Final Score: 2-1 (Ruiz in encho)
There wasn't much time for me to celebrate, as we had our team matches immediately after our division. We suited up and headed out for battle once again, with our first matches against Portland's B team. My match wasn't too spectacular, as it ended in a tie. I was unable to get my opponent to open himself up or even attack me much, and I was unable to find a way through his blocking, so I did my best with him but was ultimately unable to land anything. The rest of my team fared better, winning their matches and sending us into the next round.
Final Score: 0-0
Team Score: 4-0 (Spokane)
Our next match was against our good friends from Kent. They always have a strong showing, and we've gone back and forth on wins and losses for as long as I've been part of Spokane Kendo. Today was going to be no different. I started things off strong for our team, taking a two-point win against my opponent very quickly.
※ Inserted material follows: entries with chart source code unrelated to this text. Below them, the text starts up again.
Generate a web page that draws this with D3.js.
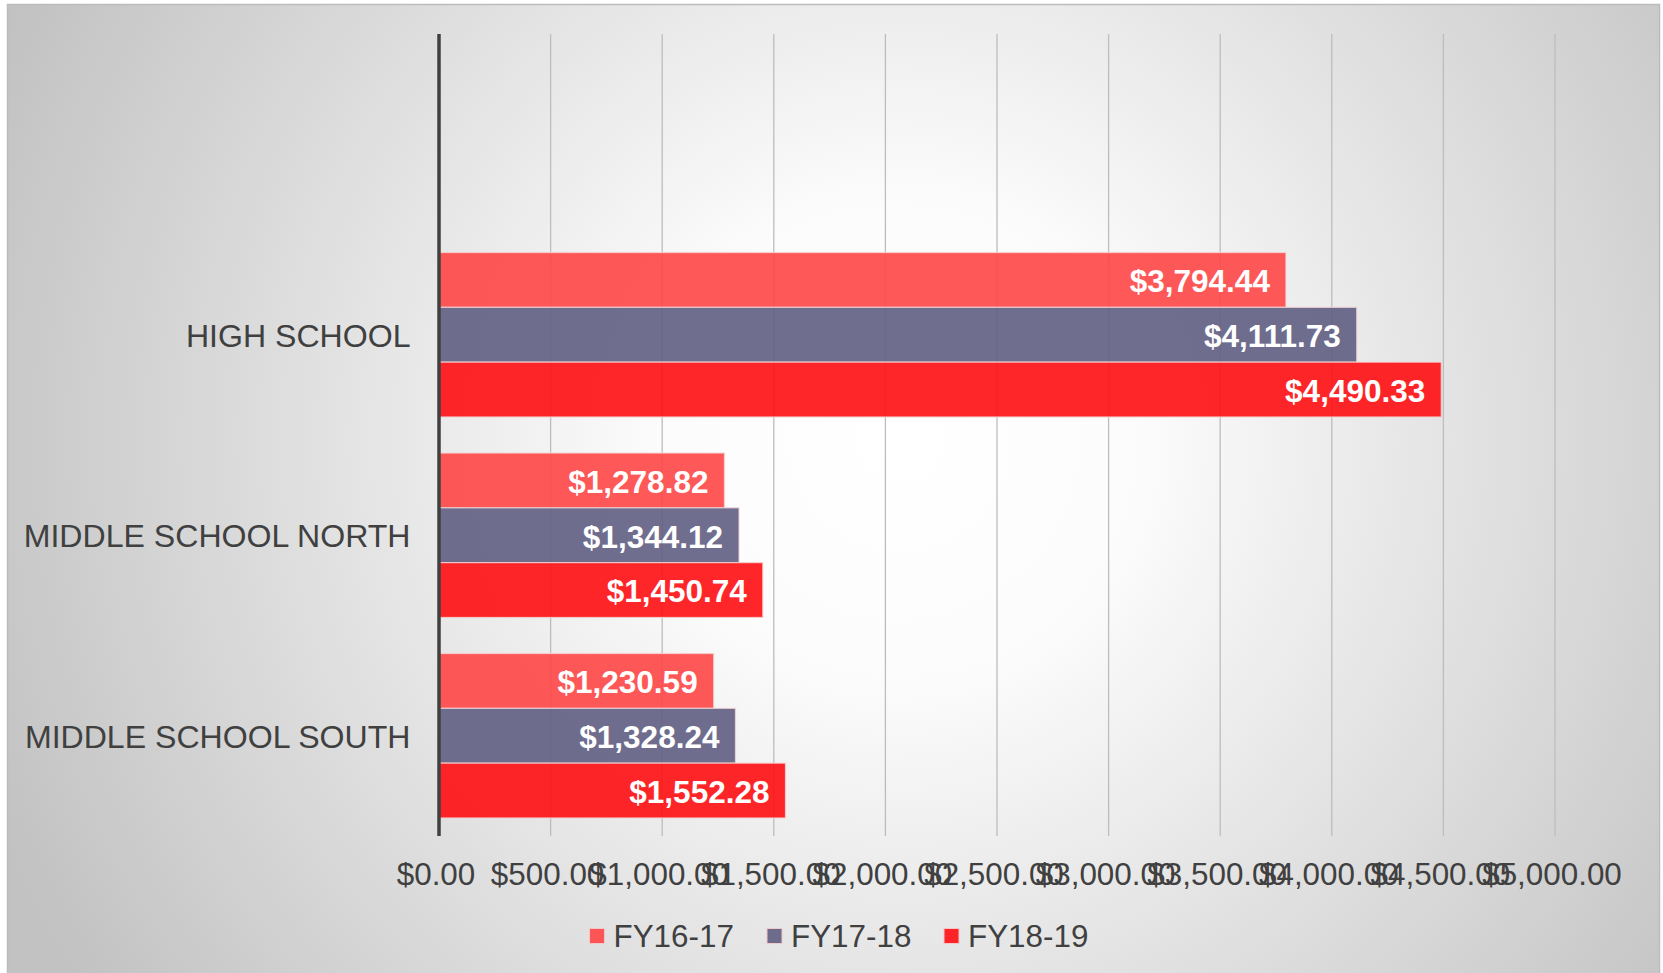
<!DOCTYPE html>
<html>
<head>
<meta charset="utf-8">
<script src="https://cdn.jsdelivr.net/npm/d3@7"></script>
<style>
  html, body { margin: 0; padding: 0; background: #ffffff; }
  svg { display: block; font-family: "Liberation Sans", Arial, sans-serif; }
</style>
</head>
<body>
<svg id="chart" width="1663" height="973"></svg>
<script>
// ---- data ----
const categories = ["HIGH SCHOOL", "MIDDLE SCHOOL NORTH", "MIDDLE SCHOOL SOUTH"];
const seriesNames = ["FY16-17", "FY17-18", "FY18-19"];
const fy1617 = [3794.44, 1278.82, 1230.59];
const fy1718 = [4111.73, 1344.12, 1328.24];
const fy1819 = [4490.33, 1450.74, 1552.28];
const seriesValues = [fy1617, fy1718, fy1819];
const xTicks = [0, 500, 1000, 1500, 2000, 2500, 3000, 3500, 4000, 4500, 5000];
const seriesColors = ["#ff4646", "#5f5e83", "#ff0e12"];

// ---- layout ----
const W = 1663, H = 973;
const plot = { left: 439, right: 1555, top: 34, bottom: 836 };
const svg = d3.select("#chart");
const defs = svg.append("defs");

const grad = defs.append("radialGradient")
  .attr("id", "bg").attr("gradientUnits", "userSpaceOnUse")
  .attr("cx", 900).attr("cy", 440).attr("r", 980);
grad.append("stop").attr("offset", "0").attr("stop-color", "#ffffff");
grad.append("stop").attr("offset", "0.24").attr("stop-color", "#fcfcfc");
grad.append("stop").attr("offset", "1").attr("stop-color", "#c2c2c2");

svg.append("rect").attr("x", 7.5).attr("y", 4.5).attr("width", 1652).attr("height", 980)
  .attr("fill", "url(#bg)").attr("stroke", "#bcbcbc").attr("stroke-width", 1.5);

const x = d3.scaleLinear().domain([0, 5000]).range([plot.left, plot.right]);
const bandTop = plot.top + (plot.bottom - plot.top) / 4; // empty top slot as in reference
const y0 = d3.scaleBand().domain(categories).range([bandTop, plot.bottom]).paddingInner(0).paddingOuter(0);
const y1 = d3.scaleBand().domain(seriesNames).range([0, y0.bandwidth()]).paddingInner(0).paddingOuter(0.329);

// gridlines
svg.append("g").selectAll("line").data(xTicks.slice(1)).join("line")
  .attr("x1", d => x(d)).attr("x2", d => x(d))
  .attr("y1", plot.top).attr("y2", plot.bottom)
  .attr("stroke", "#bdbdbd").attr("stroke-width", 1.3);

// bars
const rows = [];
categories.forEach((c, i) => seriesNames.forEach((s, j) => rows.push({ c, s, j, v: seriesValues[j][i] })));

svg.append("g").selectAll("rect").data(rows).join("rect")
  .attr("x", x(0))
  .attr("y", d => y0(d.c) + y1(d.s))
  .attr("width", d => x(d.v) - x(0))
  .attr("height", y1.bandwidth())
  .attr("fill", d => seriesColors[d.j]).attr("fill-opacity", 0.9)
  .attr("stroke", "#f4d4d4").attr("stroke-opacity", 0.8).attr("stroke-width", 1.2);

// value labels
const fmt = v => "$" + d3.format(",.2f")(v);
svg.append("g").selectAll("text").data(rows).join("text")
  .attr("x", d => x(d.v) - 16)
  .attr("y", d => y0(d.c) + y1(d.s) + y1.bandwidth() / 2 + 12.3)
  .attr("text-anchor", "end")
  .attr("font-size", 31.5).attr("font-weight", "bold").attr("fill", "#ffffff")
  .text(d => fmt(d.v));

// vertical axis line
svg.append("line").attr("x1", x(0)).attr("x2", x(0))
  .attr("y1", plot.top).attr("y2", plot.bottom)
  .attr("stroke", "#404040").attr("stroke-width", 3.5);

// category labels
svg.append("g").selectAll("text").data(categories).join("text")
  .attr("x", x(0) - 28.5)
  .attr("y", d => y0(d) + y0.bandwidth() / 2 + 12)
  .attr("text-anchor", "end").attr("font-size", 32.1).attr("fill", "#404040")
  .text(d => d);

// x tick labels
svg.append("g").selectAll("text").data(xTicks).join("text")
  .attr("x", d => x(d) - 3).attr("y", 885)
  .attr("text-anchor", "middle").attr("font-size", 31.4).attr("fill", "#404040")
  .text(d => fmt(d));

// legend
const legendX = [589.5, 767, 944];
const lg = svg.append("g").selectAll("g").data(seriesNames).join("g")
  .attr("transform", (d, i) => `translate(${legendX[i]},928.5)`);
lg.append("rect").attr("width", 15).attr("height", 15)
  .attr("fill", (d, i) => seriesColors[i]).attr("fill-opacity", 0.9)
  .attr("stroke", "#f0c8c8").attr("stroke-width", 1);
lg.append("text").attr("x", 24).attr("y", 18)
  .attr("font-size", 31.4).attr("fill", "#404040").text(d => d);
</script>
</body>
</html>
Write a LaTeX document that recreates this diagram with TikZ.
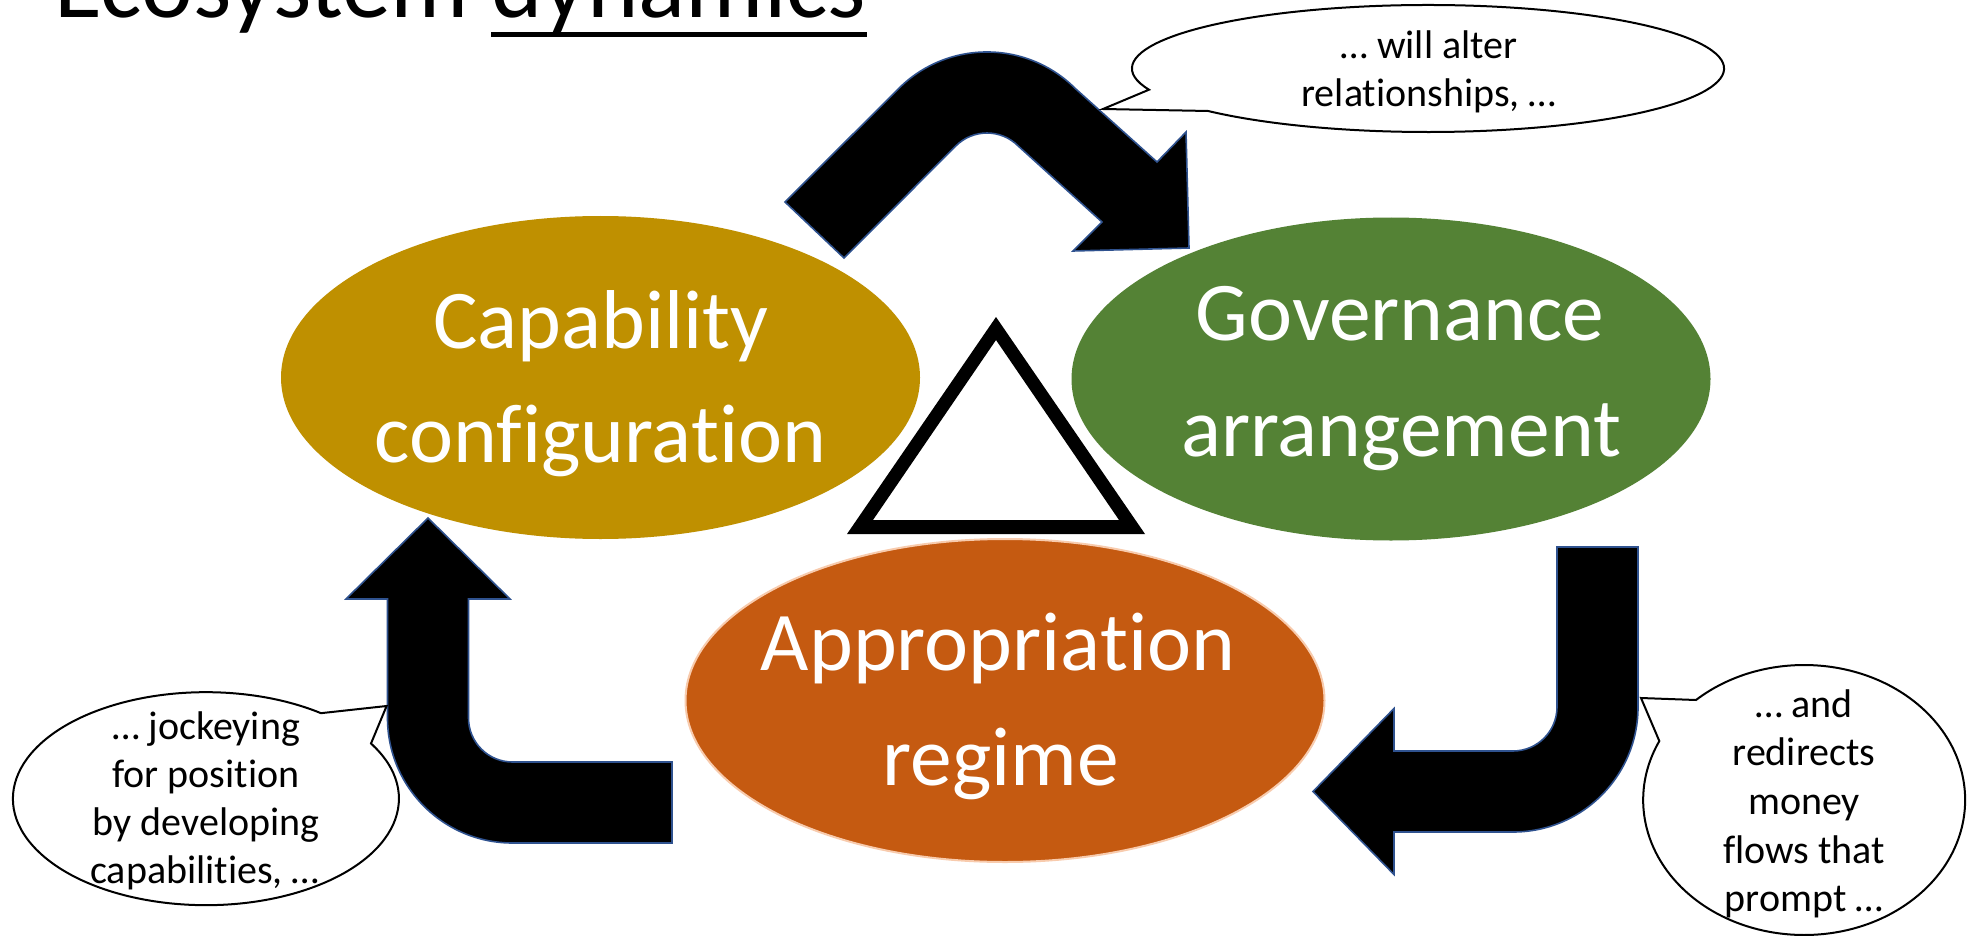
\documentclass[tikz,border=0pt]{standalone}
\usepackage{fontspec}
\setmainfont{Carlito}[Ligatures={NoCommon}]
\usetikzlibrary{shapes.geometric}
\definecolor{goldc}{HTML}{BF9000}
\definecolor{greenc}{HTML}{548235}
\definecolor{orangec}{HTML}{C55A11}
\definecolor{peach}{HTML}{F8CBAD}
\definecolor{arrowedge}{HTML}{2F528F}
\begin{document}
\begin{tikzpicture}[x=1pt,y=-1pt,
  blob/.style={ellipse, inner sep=0pt, minimum width=639pt, minimum height=323pt},
  bigtxt/.style={anchor=base, inner sep=0pt, text=white, font=\fontsize{83.5}{100}\selectfont},
  smalltxt/.style={anchor=base, inner sep=0pt, text=black, font=\fontsize{40}{48}\selectfont},
  titletxt/.style={anchor=base west, inner sep=0pt, text=black, font=\fontsize{98}{110}\selectfont},
  blockarrow/.style={fill=black, draw=arrowedge, line width=1.6pt, line join=miter},
  bubble/.style={fill=white, draw=black, line width=2pt, line join=miter}]
\useasboundingbox (0,0) rectangle (1975,936);
\fill[white] (0,0) rectangle (1975,936);
\clip (0,0) rectangle (1975,936);

% title
\node[titletxt] (ttl1) at (54,18) {Ecosystem};
\node[titletxt] (ttl2) at ([xshift=22pt]ttl1.base east) {dynamics};
\draw[line width=5pt] ([yshift=-16.5pt]ttl2.base west) -- ([yshift=-16.5pt]ttl2.base east);

% ellipses
\node[blob, fill=goldc] (cap) at (600.5,377.5) {};
\node[blob, fill=greenc] (gov) at (1391,379) {};
\node[blob, fill=orangec, draw=peach, line width=2pt] (app) at (1005,700.5) {};

% triangle
\fill[black, even odd rule] (996,317) -- (1145,534) -- (847,534) -- cycle
  (996,340) -- (1119,520) -- (873,520) -- cycle;

% block arrows
\draw[blockarrow] (785,202) -- (898.6,88.6) arc[start angle=225,end angle=315,radius=125]
  -- (1157,162) -- (1186,132) -- (1189,248) -- (1073,251) -- (1102,222)
  -- (1018.1,145.9) arc[start angle=315,end angle=225,radius=44] -- (844,258) -- cycle;
\draw[blockarrow] (672,762) -- (512.5,762) arc[start angle=90,end angle=180,radius=44]
  -- (468.5,599) -- (510,599) -- (428,518) -- (346,599) -- (387.5,599)
  -- (387.5,718) arc[start angle=180,end angle=90,radius=125] -- (672,843) -- cycle;
\draw[blockarrow] (1557,547) -- (1557,707) arc[start angle=0,end angle=90,radius=44]
  -- (1394,751) -- (1394,708.5) -- (1313,791.5) -- (1394,874.5) -- (1394,832)
  -- (1513,832) arc[start angle=90,end angle=0,radius=125] -- (1638,547) -- cycle;

% callouts
\coordinate (tip1) at (1103,109);
\coordinate (tip2) at (386.6,706);
\coordinate (tip3) at (1641,698);
\filldraw[bubble] (1149,89.7) arc[start angle=160.5,end angle=498,x radius=296,y radius=63.5] -- (tip1) -- cycle;
\filldraw[bubble] (371,743.5) arc[start angle=-31.2,end angle=306.6,x radius=193,y radius=106.5] -- (tip2) -- cycle;
\filldraw[bubble] (1696,700) arc[start angle=227.8,end angle=565.9,x radius=161,y radius=135] -- (tip3) -- cycle;

% ellipse texts
\node[bigtxt] (capt1) at (601,348) {Capability};
\node[bigtxt] (capt2) at (600.5,462) {configuration};
\node[bigtxt] (govt1) at (1400,340) {Governance};
\node[bigtxt] (govt2) at (1401,456) {arrangement};
\node[bigtxt] (appt1) at (998,670) {Appropriation};
\node[bigtxt] (appt2) at (1000.5,785) {regime};

% callout texts
\node[smalltxt] (c1a) at (1429,59) {… will alter};
\node[smalltxt] (c1b) at (1429,107) {relationships, …};
\node[smalltxt] (c2a) at (206,739) {… jockeying};
\node[smalltxt] (c2b) at (206,787) {for position};
\node[smalltxt] (c2c) at (206,835) {by developing};
\node[smalltxt] (c2d) at (205,883) {capabilities, …};
\node[smalltxt] (c3a) at (1804,717) {… and};
\node[smalltxt] (c3b) at (1804,765) {redirects};
\node[smalltxt] (c3c) at (1804,814) {money};
\node[smalltxt] (c3d) at (1804,863) {flows that};
\node[smalltxt] (c3e) at (1804,911) {prompt …};
\end{tikzpicture}
\end{document}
Yarrow kept our team alive by negating arguably their best member and forcing a tie. Unfortunately we weren't able to hold onto that lead and ended up in a tie at the end of the team matches. My team sent me out, and my opponent was S. Day, whom I had fought before. This was a one-point sudden death match, so the first person to score would win it for their team. We started strong, trading blows and playing pretty conservatively. Things heated up quickly, though, and at one point I saw an opening for hiki doh and went for it. I felt and heard it connect but as I launched backwards he followed me and landed a men strike that they called to end the match. Lesson learned on my part. I felt a bit of sorrow and unease for losing the match for my team, but that's how things go sometimes. You win, you lose, as long as you learn and use it to improve, and I'll definitely be improving from that experience.
Final Score: 2-0
Team Score 2-1 (Kent)
So this year we weren't able to claim a team victory, but all of our members had a strong showing. A couple of our members were fresh back on the court from pretty lengthy hiatuses, but they looked so comfortable and so in control that it was motivational to the rest of us. I'm glad to be part of such a strong group, and I feel that the kendo we showed this past weekend will continue to solidify Spokane as a dojo that strives to push the bar for PNKF.